Exactly the lines from the start of the data below through the line that contains "M419.5 694V738.5H446M486 738.5H512M311" are to be copied, with pictures left out.
┌──
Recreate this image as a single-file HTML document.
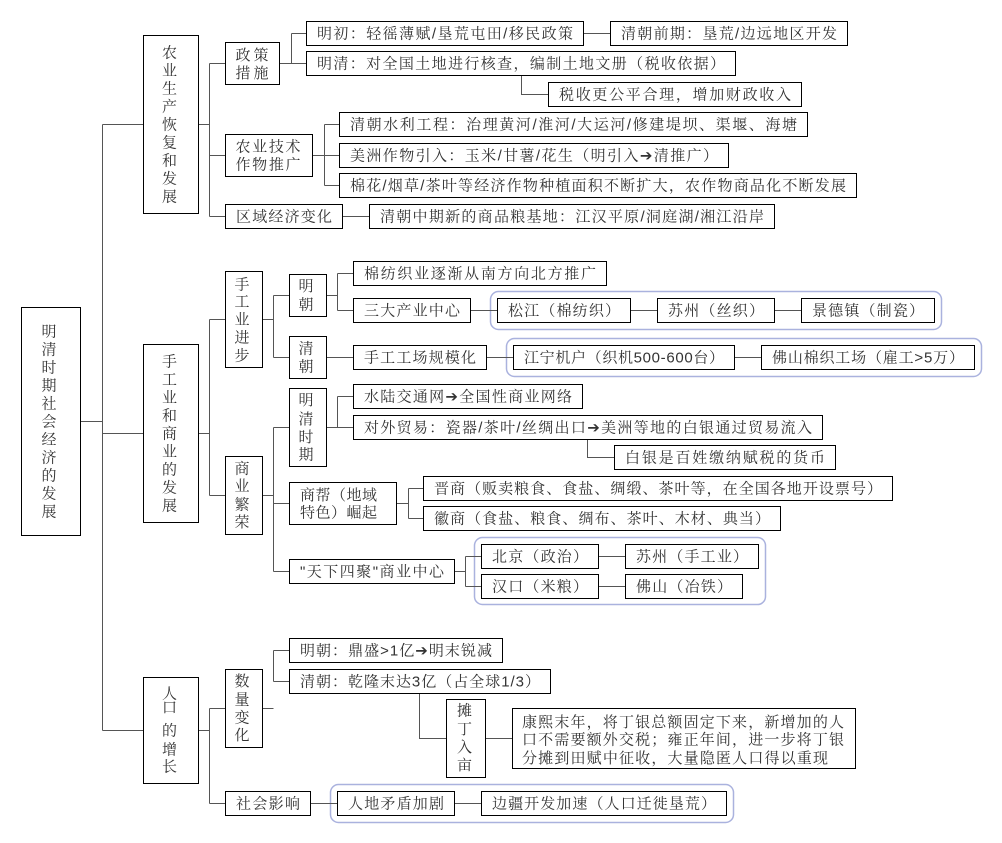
<!DOCTYPE html>
<html lang="zh-CN">
<head>
<meta charset="utf-8">
<title>明清时期社会经济的发展</title>
<style>
html,body{margin:0;padding:0;background:#fff}
svg{display:block}
rect{fill:#fff;stroke:#000;stroke-width:1}
rect.g{fill:none;stroke:#aab2de;stroke-width:1.5}
path{fill:none;stroke:#555;stroke-width:1}
text{font-family:"Liberation Sans","Noto Serif CJK SC","DejaVu Sans",serif;font-size:15px;fill:#333;letter-spacing:1px}
text.v{text-anchor:middle;letter-spacing:0}
</style>
</head>
<body>
<svg width="1002" height="843" viewBox="0 0 1002 843" xmlns="http://www.w3.org/2000/svg">
<rect class="g" x="490.5" y="291.5" width="451" height="38" rx="8"/>
<rect class="g" x="506.5" y="338.5" width="475" height="38" rx="8"/>
<rect class="g" x="474.5" y="537.5" width="291" height="67" rx="8"/>
<rect class="g" x="330.5" y="784.5" width="403" height="38" rx="8"/>
<path d="M81 421.5H102.5M102.5 124.5V730.5M102.5 124.5H143M102.5 433.5H143M102.5 730.5H143
M199 124.5H209.5M209.5 63.5V216.5M209.5 63.5H225M209.5 155.5H225M209.5 216.5H225
M280 63.5H306M291.5 33.5V63.5M291.5 33.5H306M584 33.5H610M521.5 76V94.5H548
M313 155.5H339M324.5 124.5V185.5M324.5 124.5H339M324.5 185.5H339M343 216.5H369
M199 433.5H209.5M209.5 319.5V495.5M209.5 319.5H225M209.5 495.5H225
M263 319.5H273.5M273.5 295.5V357.5M273.5 295.5H289M273.5 357.5H289
M327 295.5H337.5M337.5 273.5V310.5M337.5 273.5H353M337.5 310.5H353M471 310.5H497M631 310.5H657M775 310.5H801
M327 357.5H353M487 357.5H513M735 357.5H761
M263 495.5H273.5M273.5 427.5V571.5M273.5 427.5H289M273.5 503.5H289M273.5 571.5H289
M327 427.5H353M337.5 396.5V427.5M337.5 396.5H353M587.5 440V457.5H614
M397 503.5H408.5M408.5 488.5V518.5M408.5 488.5H423M408.5 518.5H423
M455 571.5H465.5M465.5 556.5V586.5M465.5 556.5H481M465.5 586.5H481M599 556.5H625M599 586.5H625
M199 730.5H209.5M209.5 708.5V803.5M209.5 708.5H225M209.5 803.5H225
M263 708.5H273.5M273.5 650.5V681.5M273.5 650.5H289M273.5 681.5H289
M419.5 694V738.5H446M486 738.5H512M311 803.5H337M455 803.5H481"/>

<rect x="21.5" y="307.5" width="59" height="228"/>
<text class="v" x="49" y="336.5">明</text><text class="v" x="49" y="354.5">清</text><text class="v" x="49" y="372.5">时</text><text class="v" x="49" y="390.5">期</text><text class="v" x="49" y="408.5">社</text><text class="v" x="49" y="426.5">会</text><text class="v" x="49" y="444.5">经</text><text class="v" x="49" y="462.5">济</text><text class="v" x="49" y="480.5">的</text><text class="v" x="49" y="498.5">发</text><text class="v" x="49" y="516.5">展</text>

<rect x="143.5" y="35.5" width="55" height="178"/>
<text class="v" x="169.5" y="57.5">农</text><text class="v" x="169.5" y="75.5">业</text><text class="v" x="169.5" y="93.5">生</text><text class="v" x="169.5" y="111.5">产</text><text class="v" x="169.5" y="129.5">恢</text><text class="v" x="169.5" y="147.5">复</text><text class="v" x="169.5" y="165.5">和</text><text class="v" x="169.5" y="183.5">发</text><text class="v" x="169.5" y="201.5">展</text>

<rect x="143.5" y="344.5" width="55" height="178"/>
<text class="v" x="169.5" y="366.5">手</text><text class="v" x="169.5" y="384.5">工</text><text class="v" x="169.5" y="402.5">业</text><text class="v" x="169.5" y="420.5">和</text><text class="v" x="169.5" y="438.5">商</text><text class="v" x="169.5" y="456.5">业</text><text class="v" x="169.5" y="474.5">的</text><text class="v" x="169.5" y="492.5">发</text><text class="v" x="169.5" y="510.5">展</text>

<rect x="143.5" y="677.5" width="55" height="106"/>
<text class="v" x="169.5" y="698.5">人</text><text class="v" x="169.5" y="712.5">口</text><text class="v" x="169.5" y="735.5">的</text><text class="v" x="169.5" y="754.5">增</text><text class="v" x="169.5" y="771.5">长</text>

<rect x="225.5" y="42.5" width="54" height="42"/>
<text x="235.5" y="60" textLength="34">政策</text><text x="235.5" y="78" textLength="34">措施</text>
<rect x="306.5" y="21.5" width="277" height="24"/><text x="317" y="38.5" textLength="257">明初：轻徭薄赋/垦荒屯田/移民政策</text>
<rect x="610.5" y="21.5" width="237" height="24"/><text x="621" y="38.5" textLength="217">清朝前期：垦荒/边远地区开发</text>
<rect x="306.5" y="51.5" width="429" height="24"/><text x="317" y="68.5" textLength="409">明清：对全国土地进行核查，编制土地文册（税收依据）</text>
<rect x="548.5" y="82.5" width="253" height="24"/><text x="559" y="99.5" textLength="233">税收更公平合理，增加财政收入</text>
<rect x="225.5" y="134.5" width="87" height="42"/>
<text x="235.5" y="151.5" textLength="66">农业技术</text><text x="235.5" y="169.5" textLength="66">作物推广</text>
<rect x="339.5" y="112.5" width="468" height="24"/><text x="350" y="129.5" textLength="448">清朝水利工程：治理黄河/淮河/大运河/修建堤坝、渠堰、海塘</text>
<rect x="339.5" y="143.5" width="389" height="24"/><text x="350" y="160.5" textLength="369">美洲作物引入：玉米/甘薯/花生（明引入➔清推广）</text>
<rect x="339.5" y="173.5" width="517" height="24"/><text x="350" y="190.5" textLength="497">棉花/烟草/茶叶等经济作物种植面积不断扩大，农作物商品化不断发展</text>
<rect x="225.5" y="204.5" width="117" height="24"/><text x="236" y="221.5" textLength="97">区域经济变化</text>
<rect x="369.5" y="204.5" width="405" height="24"/><text x="380" y="221.5" textLength="385">清朝中期新的商品粮基地：江汉平原/洞庭湖/湘江沿岸</text>

<rect x="225.5" y="271.5" width="37" height="96"/>
<text class="v" x="242" y="289.5">手</text><text class="v" x="242" y="306.5">工</text><text class="v" x="242" y="324.5">业</text><text class="v" x="242" y="342.5">进</text><text class="v" x="242" y="360.5">步</text>
<rect x="289.5" y="274.5" width="37" height="42"/>
<text class="v" x="306" y="291">明</text><text class="v" x="306" y="309.5">朝</text>
<rect x="353.5" y="261.5" width="253" height="24"/><text x="364" y="278.5" textLength="233">棉纺织业逐渐从南方向北方推广</text>
<rect x="353.5" y="298.5" width="117" height="24"/><text x="364" y="315.5" textLength="97">三大产业中心</text>
<rect x="497.5" y="298.5" width="133" height="24"/><text x="508" y="315.5" textLength="113">松江（棉纺织）</text>
<rect x="657.5" y="298.5" width="117" height="24"/><text x="668" y="315.5" textLength="97">苏州（丝织）</text>
<rect x="801.5" y="298.5" width="133" height="24"/><text x="812" y="315.5" textLength="113">景德镇（制瓷）</text>
<rect x="289.5" y="336.5" width="37" height="42"/>
<text class="v" x="306" y="353.5">清</text><text class="v" x="306" y="371.5">朝</text>
<rect x="353.5" y="345.5" width="133" height="24"/><text x="364" y="362.5" textLength="113">手工工场规模化</text>
<rect x="513.5" y="345.5" width="221" height="24"/><text x="524" y="362.5" textLength="201">江宁机户（织机500-600台）</text>
<rect x="761.5" y="345.5" width="213" height="24"/><text x="772" y="362.5" textLength="193">佛山棉织工场（雇工&gt;5万）</text>

<rect x="225.5" y="456.5" width="37" height="78"/>
<text class="v" x="242" y="473.5">商</text><text class="v" x="242" y="491">业</text><text class="v" x="242" y="509.5">繁</text><text class="v" x="242" y="527">荣</text>
<rect x="289.5" y="388.5" width="37" height="78"/>
<text class="v" x="306" y="405">明</text><text class="v" x="306" y="424">清</text><text class="v" x="306" y="442">时</text><text class="v" x="306" y="459.5">期</text>
<rect x="353.5" y="384.5" width="229" height="24"/><text x="364" y="401.5" textLength="209">水陆交通网➔全国性商业网络</text>
<rect x="353.5" y="415.5" width="469" height="24"/><text x="364" y="432.5" textLength="449">对外贸易：瓷器/茶叶/丝绸出口➔美洲等地的白银通过贸易流入</text>
<rect x="614.5" y="445.5" width="221" height="24"/><text x="625" y="462.5" textLength="201">白银是百姓缴纳赋税的货币</text>
<rect x="289.5" y="482.5" width="107" height="42"/>
<text x="300" y="500" textLength="78">商帮（地域</text><text x="300" y="517.5" textLength="78">特色）崛起</text>
<rect x="423.5" y="476.5" width="469" height="24"/><text x="434" y="493.5" textLength="449">晋商（贩卖粮食、食盐、绸缎、茶叶等，在全国各地开设票号）</text>
<rect x="423.5" y="506.5" width="357" height="24"/><text x="434" y="523.5" textLength="337">徽商（食盐、粮食、绸布、茶叶、木材、典当）</text>
<rect x="289.5" y="559.5" width="165" height="24"/><text x="300" y="576.5" textLength="145">"天下四聚"商业中心</text>
<rect x="481.5" y="544.5" width="117" height="24"/><text x="492" y="561.5" textLength="97">北京（政治）</text>
<rect x="625.5" y="544.5" width="133" height="24"/><text x="636" y="561.5" textLength="113">苏州（手工业）</text>
<rect x="481.5" y="574.5" width="117" height="24"/><text x="492" y="591.5" textLength="97">汉口（米粮）</text>
<rect x="625.5" y="574.5" width="117" height="24"/><text x="636" y="591.5" textLength="97">佛山（冶铁）</text>

<rect x="225.5" y="669.5" width="37" height="78"/>
<text class="v" x="242" y="686">数</text><text class="v" x="242" y="704.5">量</text><text class="v" x="242" y="722.5">变</text><text class="v" x="242" y="740">化</text>
<rect x="289.5" y="638.5" width="213" height="24"/><text x="300" y="655.5" textLength="193">明朝：鼎盛&gt;1亿➔明末锐减</text>
<rect x="289.5" y="669.5" width="261" height="24"/><text x="300" y="686.5" textLength="241">清朝：乾隆末达3亿（占全球1/3）</text>
<rect x="446.5" y="699.5" width="39" height="78"/>
<text class="v" x="464.5" y="715.5">摊</text><text class="v" x="464.5" y="734">丁</text><text class="v" x="464.5" y="752">入</text><text class="v" x="464.5" y="770">亩</text>
<rect x="512.5" y="708.5" width="343" height="60"/>
<text x="522" y="727" textLength="323">康熙末年，将丁银总额固定下来，新增加的人</text>
<text x="522" y="744.5" textLength="323">口不需要额外交税；雍正年间，进一步将丁银</text>
<text x="522" y="763" textLength="307">分摊到田赋中征收，大量隐匿人口得以重现</text>
<rect x="225.5" y="791.5" width="85" height="24"/><text x="236" y="808.5" textLength="65">社会影响</text>
<rect x="337.5" y="791.5" width="117" height="24"/><text x="348" y="808.5" textLength="97">人地矛盾加剧</text>
<rect x="481.5" y="791.5" width="245" height="24"/><text x="492" y="808.5" textLength="225">边疆开发加速（人口迁徙垦荒）</text>
</svg>
</body>
</html>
└──
# FINAL RESULT:
Recreate this image as a single-file HTML document.
<!DOCTYPE html>
<html lang="zh-CN">
<head>
<meta charset="utf-8">
<title>明清时期社会经济的发展</title>
<style>
html,body{margin:0;padding:0;background:#fff}
svg{display:block}
rect{fill:#fff;stroke:#000;stroke-width:1}
rect.g{fill:none;stroke:#aab2de;stroke-width:1.5}
path{fill:none;stroke:#555;stroke-width:1}
text{font-family:"Liberation Sans","Noto Serif CJK SC","DejaVu Sans",serif;font-size:15px;fill:#333;letter-spacing:1px}
text.v{text-anchor:middle;letter-spacing:0}
</style>
</head>
<body>
<svg width="1002" height="843" viewBox="0 0 1002 843" xmlns="http://www.w3.org/2000/svg">
<rect class="g" x="490.5" y="291.5" width="451" height="38" rx="8"/>
<rect class="g" x="506.5" y="338.5" width="475" height="38" rx="8"/>
<rect class="g" x="474.5" y="537.5" width="291" height="67" rx="8"/>
<rect class="g" x="330.5" y="784.5" width="403" height="38" rx="8"/>
<path d="M81 421.5H102.5M102.5 124.5V730.5M102.5 124.5H143M102.5 433.5H143M102.5 730.5H143
M199 124.5H209.5M209.5 63.5V216.5M209.5 63.5H225M209.5 155.5H225M209.5 216.5H225
M280 63.5H306M291.5 33.5V63.5M291.5 33.5H306M584 33.5H610M521.5 76V94.5H548
M313 155.5H339M324.5 124.5V185.5M324.5 124.5H339M324.5 185.5H339M343 216.5H369
M199 433.5H209.5M209.5 319.5V495.5M209.5 319.5H225M209.5 495.5H225
M263 319.5H273.5M273.5 295.5V357.5M273.5 295.5H289M273.5 357.5H289
M327 295.5H337.5M337.5 273.5V310.5M337.5 273.5H353M337.5 310.5H353M471 310.5H497M631 310.5H657M775 310.5H801
M327 357.5H353M487 357.5H513M735 357.5H761
M263 495.5H273.5M273.5 427.5V571.5M273.5 427.5H289M273.5 503.5H289M273.5 571.5H289
M327 427.5H353M337.5 396.5V427.5M337.5 396.5H353M587.5 440V457.5H614
M397 503.5H408.5M408.5 488.5V518.5M408.5 488.5H423M408.5 518.5H423
M455 571.5H465.5M465.5 556.5V586.5M465.5 556.5H481M465.5 586.5H481M599 556.5H625M599 586.5H625
M199 730.5H209.5M209.5 708.5V803.5M209.5 708.5H225M209.5 803.5H225
M263 708.5H273.5M273.5 650.5V681.5M273.5 650.5H289M273.5 681.5H289
M419.5 694V738.5H446M486 738.5H512M311 803.5H337M455 803.5H481"/>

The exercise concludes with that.